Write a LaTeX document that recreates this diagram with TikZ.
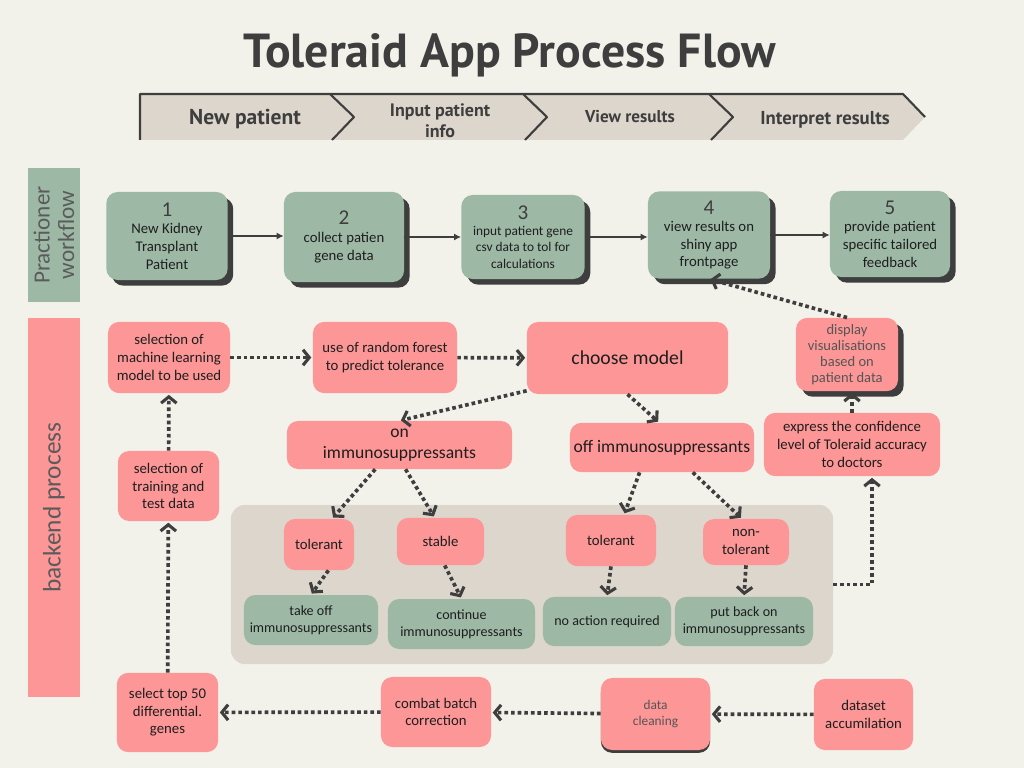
\documentclass[tikz,border=0pt]{standalone}
\usepackage{fontspec}
\setmainfont{Carlito}
\newfontfamily\headfont{PT Sans}
\usetikzlibrary{arrows.meta,calc,shadows}
\definecolor{ColBack}{RGB}{242,242,235}
\definecolor{ColGreen}{RGB}{157,185,165}
\definecolor{ColPink}{RGB}{253,150,150}
\definecolor{ColSand}{RGB}{221,214,204}
\definecolor{ColDark}{RGB}{62,62,62}
\definecolor{ColText}{RGB}{30,30,30}
\definecolor{ColSoft}{RGB}{85,85,85}

\begin{document}
\begin{tikzpicture}[
  x=0.025cm, y=-0.025cm,
  line cap=butt,
  line join=round,
  every node/.style={font=\fontsize{10.5}{12.5}\selectfont, text=ColText, align=center, inner sep=1pt},
  greenbox/.style={fill=ColGreen, rounded corners=8pt},
  pinkbox/.style={fill=ColPink, rounded corners=8pt},
  shadowed/.style={drop shadow={shadow xshift=4pt, shadow yshift=-4pt, fill=ColDark, opacity=1}},
  solidarrow/.style={line width=1.1pt, ColDark, -{Latex[length=5pt,width=5pt]}},
  dotarrow/.style={line width=2.6pt, ColDark, dash pattern=on 2.6pt off 2.1pt,
    -{Straight Barb[length=4.5pt,width=11pt,line width=2.2pt]}, shorten >=1pt},
  chevlabel/.style={font=\headfont\bfseries\fontsize{13.3}{14}\selectfont, text=ColDark}
]
  % Canvas
  \useasboundingbox[fill=ColBack] (0,0) rectangle (1024,768);

  % Title
  \node[font=\headfont\bfseries\fontsize{34}{36}\selectfont, text=ColDark] (title) at (510,55) {Toleraid App Process Flow};

  % Stage band
  \fill[ColSand] (140,94) -- (903,94) -- (925,117) -- (903,140) -- (140,140) -- cycle;
  \draw[ColDark, line width=1.5pt] (140,140) -- (140,94) -- (903,94) -- (925,117);
  \foreach \xa in {330,523,709}{
    \draw[ColDark, line width=1.5pt] (\xa,94) -- (\xa+24,117) -- (\xa+2,140);
  }
  \node[chevlabel, font=\headfont\bfseries\fontsize{15.3}{16}\selectfont] (stgNew) at (245,119) {New patient};
  \node[chevlabel, font=\headfont\bfseries\fontsize{12.8}{15}\selectfont] (stgInput) at (440,121) {Input patient\\info};
  \node[chevlabel, font=\headfont\bfseries\fontsize{12.2}{14}\selectfont] (stgView) at (630,117) {View results};
  \node[chevlabel] (stgInterp) at (825,120) {Interpret results};

  % Side bands
  \node[fill=ColGreen, rotate=90, minimum width=3.35cm, minimum height=1.3cm,
    font=\fontsize{16.5}{17.5}\selectfont, text=ColDark!85] (sideWork) at (54,235) {Practioner\\workflow};
  \node[fill=ColPink, rotate=90, minimum width=9.48cm, minimum height=1.3cm,
    font=\fontsize{18}{19}\selectfont, text=ColDark!85] (sideBack) at (54,507.5) {backend process};

  % Practitioner workflow
  \node[greenbox, shadowed, minimum width=3.03cm, minimum height=2.2cm] (w1) at (167,236)
    {{\fontsize{15}{15}\selectfont\color{ColDark}1}\\New Kidney\\Transplant\\Patient};
  \node[greenbox, shadowed, minimum width=3.0cm, minimum height=2.25cm] (w2) at (344,237)
    {{\fontsize{15}{15}\selectfont\color{ColDark}2}\\collect patien\\gene data};
  \node[greenbox, shadowed, minimum width=3.08cm, minimum height=2.1cm, font=\fontsize{9.5}{11.5}\selectfont] (w3) at (523,237)
    {{\fontsize{15}{15}\selectfont\color{ColDark}3}\\input patient gene\\csv data to tol for\\calculations};
  \node[greenbox, shadowed, minimum width=3.05cm, minimum height=2.18cm] (w4) at (709,235)
    {{\fontsize{15}{14}\selectfont\color{ColDark}4}\\view results on\\shiny app\\frontpage};
  \node[greenbox, shadowed, minimum width=3.0cm, minimum height=2.15cm] (w5) at (890,234)
    {{\fontsize{15}{14}\selectfont\color{ColDark}5}\\provide patient\\specific tailored\\feedback};

  \draw[solidarrow] (w1) -- (w2.west |- w1);
  \draw[solidarrow] (w2) -- (w3.west |- w2);
  \draw[solidarrow] (w3) -- (w4.west |- w3);
  \draw[solidarrow] (w4) -- (w5.west |- w4);

  % Outcome area
  \node[fill=ColSand, rounded corners=10pt, minimum width=15.05cm, minimum height=3.98cm] (greyarea) at (532,584.5) {};

  % Backend process
  \node[pinkbox, minimum width=3.05cm, minimum height=1.78cm] (selml) at (169,357.5) {selection of\\machine learning\\model to be used};
  \node[pinkbox, minimum width=3.6cm, minimum height=1.78cm] (forest) at (385,357.5) {use of random forest\\to predict tolerance};
  \node[pinkbox, minimum width=5.03cm, minimum height=1.8cm, font=\fontsize{14}{16}\selectfont] (choose) at (627.5,358) {choose model};
  \node[pinkbox, shadowed, minimum width=2.55cm, minimum height=1.83cm, font=\fontsize{10.3}{11.3}\selectfont, text=ColSoft] (display) at (847,354.5) {display\\visualisations\\based on\\patient data};
  \node[pinkbox, minimum width=4.4cm, minimum height=1.58cm] (express) at (852,444.5) {express the confidence\\level of Toleraid accuracy\\to doctors};
  \node[pinkbox, minimum width=5.63cm, minimum height=1.2cm, font=\fontsize{12.5}{14.5}\selectfont] (onimm) at (399.5,445) {on\\immunosuppressants};
  \node[pinkbox, minimum width=4.6cm, minimum height=1.23cm, font=\fontsize{12.5}{14.5}\selectfont] (offimm) at (662,447.5) {off immunosuppressants};
  \node[pinkbox, minimum width=2.53cm, minimum height=1.75cm] (seltrain) at (168.5,486) {selection of\\training and\\test data};

  \node[pinkbox, minimum width=1.75cm, minimum height=1.28cm] (tolon) at (319,544.5) {tolerant};
  \node[pinkbox, minimum width=2.18cm, minimum height=1.18cm] (stable) at (440.5,541.5) {stable};
  \node[pinkbox, minimum width=2.25cm, minimum height=1.28cm] (toloff) at (611,540.5) {tolerant};
  \node[pinkbox, minimum width=2.15cm, minimum height=1.15cm] (nontol) at (746,542) {non-\\tolerant};

  \node[greenbox, minimum width=3.35cm, minimum height=1.25cm, font=\fontsize{10}{12}\selectfont] (takeoff) at (311,620) {take off\\immunosuppressants};
  \node[greenbox, minimum width=3.68cm, minimum height=1.25cm, font=\fontsize{10}{12}\selectfont] (contin) at (461.5,624) {continue\\immunosuppressants};
  \node[greenbox, minimum width=3.2cm, minimum height=1.23cm, font=\fontsize{10}{12}\selectfont] (noaction) at (607,621.5) {no action required};
  \node[greenbox, minimum width=3.45cm, minimum height=1.23cm, font=\fontsize{10}{12}\selectfont] (putback) at (744,621.5) {put back on\\immunosuppressants};

  \node[pinkbox, minimum width=2.53cm, minimum height=1.98cm] (topgenes) at (167.5,712.5) {select top 50\\differential.\\genes};
  \node[pinkbox, minimum width=2.75cm, minimum height=1.75cm] (combat) at (436,712) {combat batch\\correction};
  \node[pinkbox, drop shadow={shadow xshift=0pt, shadow yshift=-2pt, fill=ColDark, opacity=1},
    minimum width=2.73cm, minimum height=1.8cm, font=\fontsize{9.5}{12}\selectfont, text=ColSoft] (cleaning) at (655.5,714) {data\\cleaning};
  \node[pinkbox, minimum width=2.48cm, minimum height=1.78cm] (dataset) at (863.5,714.5) {dataset\\accumilation};

  % Dotted connectors
  \draw[dotarrow] (selml) -- (forest);
  \draw[dotarrow] (forest) -- (choose);
  \draw[dotarrow] (choose.198) -- (onimm.north);
  \draw[dotarrow] (choose.south) -- ([xshift=-2pt]offimm.north);
  \draw[dotarrow] (onimm.225) -- (tolon.63);
  \draw[dotarrow] (onimm.284) -- (stable.104);
  \draw[dotarrow] (offimm.228) -- (toloff.63);
  \draw[dotarrow] (offimm.321) -- (nontol.100);
  \draw[dotarrow] (tolon.290) -- (takeoff.north);
  \draw[dotarrow] (stable.280) -- (contin.north);
  \draw[dotarrow] (toloff.south) -- (noaction.north);
  \draw[dotarrow] (nontol.south) -- (putback.north);
  \draw[dotarrow] (greyarea.east) -| ($(express.south)+(20,0)$);
  \draw[dotarrow] (express.north) -- (express.north |- display.south);
  \draw[dotarrow] (display.north) -- (w4.south);
  \draw[dotarrow] (dataset) -- (cleaning);
  \draw[dotarrow] (cleaning) -- (combat);
  \draw[dotarrow] (combat) -- (topgenes);
  \draw[dotarrow] (topgenes) -- (seltrain);
  \draw[dotarrow] (seltrain) -- (selml);
\end{tikzpicture}
\end{document}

====

◆ TO DO: Copy nothing but the lines from the top of the data down to the line containing "text=ColDark] (title) at", and leave the pictures out.

◆ COMPLETED TASK:
Write a LaTeX document that recreates this diagram with TikZ.
\documentclass[tikz,border=0pt]{standalone}
\usepackage{fontspec}
\setmainfont{Carlito}
\newfontfamily\headfont{PT Sans}
\usetikzlibrary{arrows.meta,calc,shadows}
\definecolor{ColBack}{RGB}{242,242,235}
\definecolor{ColGreen}{RGB}{157,185,165}
\definecolor{ColPink}{RGB}{253,150,150}
\definecolor{ColSand}{RGB}{221,214,204}
\definecolor{ColDark}{RGB}{62,62,62}
\definecolor{ColText}{RGB}{30,30,30}
\definecolor{ColSoft}{RGB}{85,85,85}

\begin{document}
\begin{tikzpicture}[
  x=0.025cm, y=-0.025cm,
  line cap=butt,
  line join=round,
  every node/.style={font=\fontsize{10.5}{12.5}\selectfont, text=ColText, align=center, inner sep=1pt},
  greenbox/.style={fill=ColGreen, rounded corners=8pt},
  pinkbox/.style={fill=ColPink, rounded corners=8pt},
  shadowed/.style={drop shadow={shadow xshift=4pt, shadow yshift=-4pt, fill=ColDark, opacity=1}},
  solidarrow/.style={line width=1.1pt, ColDark, -{Latex[length=5pt,width=5pt]}},
  dotarrow/.style={line width=2.6pt, ColDark, dash pattern=on 2.6pt off 2.1pt,
    -{Straight Barb[length=4.5pt,width=11pt,line width=2.2pt]}, shorten >=1pt},
  chevlabel/.style={font=\headfont\bfseries\fontsize{13.3}{14}\selectfont, text=ColDark}
]
  % Canvas
  \useasboundingbox[fill=ColBack] (0,0) rectangle (1024,768);

  % Title
  \node[font=\headfont\bfseries\fontsize{34}{36}\selectfont, text=ColDark] (title) at (510,55) {Toleraid App Process Flow};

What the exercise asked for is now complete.